(DATA EXTRACT):
========================================================================
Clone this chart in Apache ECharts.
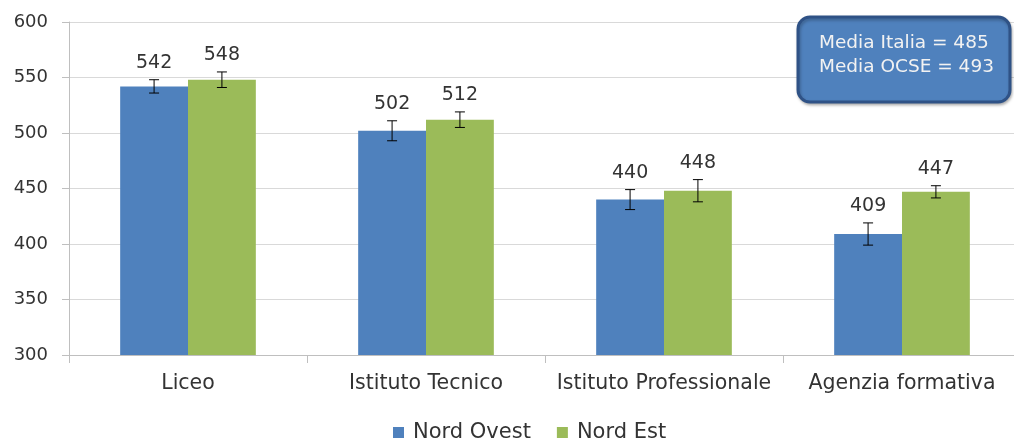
<!DOCTYPE html>
<html><head><meta charset="utf-8">
<script src="https://cdn.jsdelivr.net/npm/echarts@6/dist/echarts.min.js"></script>
<style>html,body{margin:0;padding:0;background:#fff}#c{width:1014px;height:439px}</style>
</head><body><div id="c"></div>
<script>
const categories = ['Liceo', 'Istituto Tecnico', 'Istituto Professionale', 'Agenzia formativa'];
const seriesNames = ['Nord Ovest', 'Nord Est'];
const nordOvest = [542, 502, 440, 409];
const nordEst = [548, 512, 448, 447];
const errOvest = [6, 9, 9, 10];
const errEst = [7, 7, 10, 5.5];
const yTicks = [300, 350, 400, 450, 500, 550, 600];
const noteLines = ['Media Italia = 485', 'Media OCSE = 493'];

const FONT = 'DejaVu Sans';
const GAP = 0.43;
const colors = ['#4F81BD', '#9BBB59'];
const TXT = '#333333';

function errSeries(vals, errs, side) {
  return {
    type: 'custom',
    z: 10,
    silent: true,
    data: vals.map((v, i) => [i, v, errs[i]]),
    renderItem: function (params, api) {
      const i = api.value(0), v = api.value(1), e = api.value(2);
      const band = api.size([1, 0])[0];
      const bw = band * (1 - GAP) / 2;
      const c = api.coord([i, v]);
      const x = c[0] + side * bw / 2;
      const top = api.coord([i, v + e])[1];
      const bot = api.coord([i, v - e])[1];
      const cap = 5;
      const st = { stroke: '#000', lineWidth: 1 };
      return {
        type: 'group',
        children: [
          { type: 'line', shape: { x1: x, y1: top, x2: x, y2: bot }, style: st },
          { type: 'line', shape: { x1: x - cap, y1: top, x2: x + cap, y2: top }, style: st },
          { type: 'line', shape: { x1: x - cap, y1: bot, x2: x + cap, y2: bot }, style: st },
          { type: 'text', x: x, y: top - 7, style: { text: String(v), fill: TXT, font: '19px "' + FONT + '"', align: 'center', verticalAlign: 'bottom' } }
        ]
      };
    }
  };
}

const chart = echarts.init(document.getElementById('c'));
chart.setOption({
  animation: false,
  grid: { left: 69, top: 22, width: 952, height: 333, outerBoundsMode: 'none', containLabel: false },
  legend: {
    data: seriesNames,
    top: 417,
    left: 388,
    itemWidth: 11, itemHeight: 11, itemGap: 26,
    icon: 'rect',
    textStyle: { fontFamily: FONT, fontSize: 21, color: TXT, padding: [0, 0, 0, 4] }
  },
  xAxis: {
    type: 'category',
    data: categories,
    axisLine: { lineStyle: { color: '#BFBFBF' } },
    axisTick: { show: true, length: 8, alignWithLabel: false, lineStyle: { color: '#BFBFBF' } },
    axisLabel: { fontFamily: FONT, fontSize: 20.5, color: TXT, margin: 18, interval: 0 }
  },
  yAxis: {
    type: 'value',
    min: yTicks[0], max: yTicks[yTicks.length - 1], interval: 50,
    axisLine: { show: true, lineStyle: { color: '#BFBFBF' } },
    axisTick: { show: true, length: 7, lineStyle: { color: '#BFBFBF' } },
    splitLine: { lineStyle: { color: '#D9D9D9' } },
    axisLabel: { fontFamily: FONT, fontSize: 18, color: TXT, margin: 21 }
  },
  series: [
    { name: seriesNames[0], type: 'bar', data: nordOvest, itemStyle: { color: colors[0] }, barGap: '0%', barCategoryGap: (GAP * 100) + '%' },
    { name: seriesNames[1], type: 'bar', data: nordEst, itemStyle: { color: colors[1] }, barGap: '0%', barCategoryGap: (GAP * 100) + '%' },
    errSeries(nordOvest, errOvest, -1),
    errSeries(nordEst, errEst, 1)
  ],
  graphic: [
    {
      type: 'rect', z: 100,
      shape: { x: 798, y: 17, width: 212, height: 85, r: 12 },
      style: { fill: '#4F81BD', stroke: '#2F5286', lineWidth: 3, shadowBlur: 3, shadowOffsetX: 1, shadowOffsetY: 2, shadowColor: 'rgba(0,0,0,0.25)' }
    },
    {
      type: 'text', z: 101, x: 819, y: 31,
      style: { text: noteLines.join('\n'), fill: '#F2F2F2', font: '18.5px "' + FONT + '"', lineHeight: 24 }
    }
  ]
});
</script></body></html>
========================================================================
(GIVEN PROBLEM): Write out exactly the opening lines of the data, stopping after the line that holds "const TXT = '#333333';". Exclude pictures.

(RIGHT ANSWER):
Clone this chart in Apache ECharts.
<!DOCTYPE html>
<html><head><meta charset="utf-8">
<script src="https://cdn.jsdelivr.net/npm/echarts@6/dist/echarts.min.js"></script>
<style>html,body{margin:0;padding:0;background:#fff}#c{width:1014px;height:439px}</style>
</head><body><div id="c"></div>
<script>
const categories = ['Liceo', 'Istituto Tecnico', 'Istituto Professionale', 'Agenzia formativa'];
const seriesNames = ['Nord Ovest', 'Nord Est'];
const nordOvest = [542, 502, 440, 409];
const nordEst = [548, 512, 448, 447];
const errOvest = [6, 9, 9, 10];
const errEst = [7, 7, 10, 5.5];
const yTicks = [300, 350, 400, 450, 500, 550, 600];
const noteLines = ['Media Italia = 485', 'Media OCSE = 493'];

const FONT = 'DejaVu Sans';
const GAP = 0.43;
const colors = ['#4F81BD', '#9BBB59'];
const TXT = '#333333';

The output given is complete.